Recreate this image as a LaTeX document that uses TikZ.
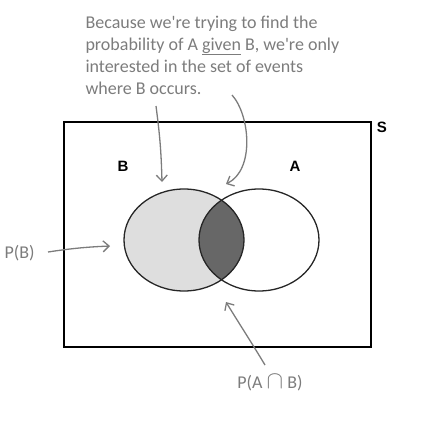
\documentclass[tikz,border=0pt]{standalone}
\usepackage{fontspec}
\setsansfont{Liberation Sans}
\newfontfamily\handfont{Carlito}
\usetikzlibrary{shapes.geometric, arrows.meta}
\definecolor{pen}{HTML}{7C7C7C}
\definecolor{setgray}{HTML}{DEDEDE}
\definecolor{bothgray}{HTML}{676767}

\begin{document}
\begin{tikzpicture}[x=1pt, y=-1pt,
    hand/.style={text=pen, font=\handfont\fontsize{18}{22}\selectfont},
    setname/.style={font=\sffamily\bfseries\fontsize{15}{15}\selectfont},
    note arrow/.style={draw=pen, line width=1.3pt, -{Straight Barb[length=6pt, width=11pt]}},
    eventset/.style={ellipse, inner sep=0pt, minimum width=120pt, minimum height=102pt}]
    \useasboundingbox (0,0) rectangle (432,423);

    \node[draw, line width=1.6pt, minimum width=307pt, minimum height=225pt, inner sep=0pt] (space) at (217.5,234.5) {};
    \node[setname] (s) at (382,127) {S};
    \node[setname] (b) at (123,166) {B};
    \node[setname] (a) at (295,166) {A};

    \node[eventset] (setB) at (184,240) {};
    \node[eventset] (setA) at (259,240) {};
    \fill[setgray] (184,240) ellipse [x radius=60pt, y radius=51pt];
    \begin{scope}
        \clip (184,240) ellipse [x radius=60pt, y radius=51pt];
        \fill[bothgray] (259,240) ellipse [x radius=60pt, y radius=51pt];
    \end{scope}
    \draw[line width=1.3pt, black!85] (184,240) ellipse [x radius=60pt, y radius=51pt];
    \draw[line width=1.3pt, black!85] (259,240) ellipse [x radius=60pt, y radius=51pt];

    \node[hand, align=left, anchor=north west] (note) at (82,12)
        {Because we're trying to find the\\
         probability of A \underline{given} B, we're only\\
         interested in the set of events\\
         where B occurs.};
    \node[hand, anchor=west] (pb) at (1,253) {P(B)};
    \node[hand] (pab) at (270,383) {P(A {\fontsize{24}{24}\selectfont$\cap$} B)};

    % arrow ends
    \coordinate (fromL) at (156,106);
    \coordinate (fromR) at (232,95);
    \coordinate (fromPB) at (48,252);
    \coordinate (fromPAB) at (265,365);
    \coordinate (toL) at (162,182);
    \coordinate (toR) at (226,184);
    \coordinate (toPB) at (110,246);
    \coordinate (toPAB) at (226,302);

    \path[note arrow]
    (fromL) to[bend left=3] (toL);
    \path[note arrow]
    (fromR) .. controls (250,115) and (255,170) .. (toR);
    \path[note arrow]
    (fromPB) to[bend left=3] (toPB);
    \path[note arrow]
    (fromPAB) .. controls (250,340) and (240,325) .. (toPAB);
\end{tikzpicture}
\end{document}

Your goal:
Copy exactly the lines running from the beginning of the listing through the line that has "(a) at (295,166)". Drop the pictures.

Exercise solution:
Recreate this image as a LaTeX document that uses TikZ.
\documentclass[tikz,border=0pt]{standalone}
\usepackage{fontspec}
\setsansfont{Liberation Sans}
\newfontfamily\handfont{Carlito}
\usetikzlibrary{shapes.geometric, arrows.meta}
\definecolor{pen}{HTML}{7C7C7C}
\definecolor{setgray}{HTML}{DEDEDE}
\definecolor{bothgray}{HTML}{676767}

\begin{document}
\begin{tikzpicture}[x=1pt, y=-1pt,
    hand/.style={text=pen, font=\handfont\fontsize{18}{22}\selectfont},
    setname/.style={font=\sffamily\bfseries\fontsize{15}{15}\selectfont},
    note arrow/.style={draw=pen, line width=1.3pt, -{Straight Barb[length=6pt, width=11pt]}},
    eventset/.style={ellipse, inner sep=0pt, minimum width=120pt, minimum height=102pt}]
    \useasboundingbox (0,0) rectangle (432,423);

    \node[draw, line width=1.6pt, minimum width=307pt, minimum height=225pt, inner sep=0pt] (space) at (217.5,234.5) {};
    \node[setname] (s) at (382,127) {S};
    \node[setname] (b) at (123,166) {B};
    \node[setname] (a) at (295,166) {A};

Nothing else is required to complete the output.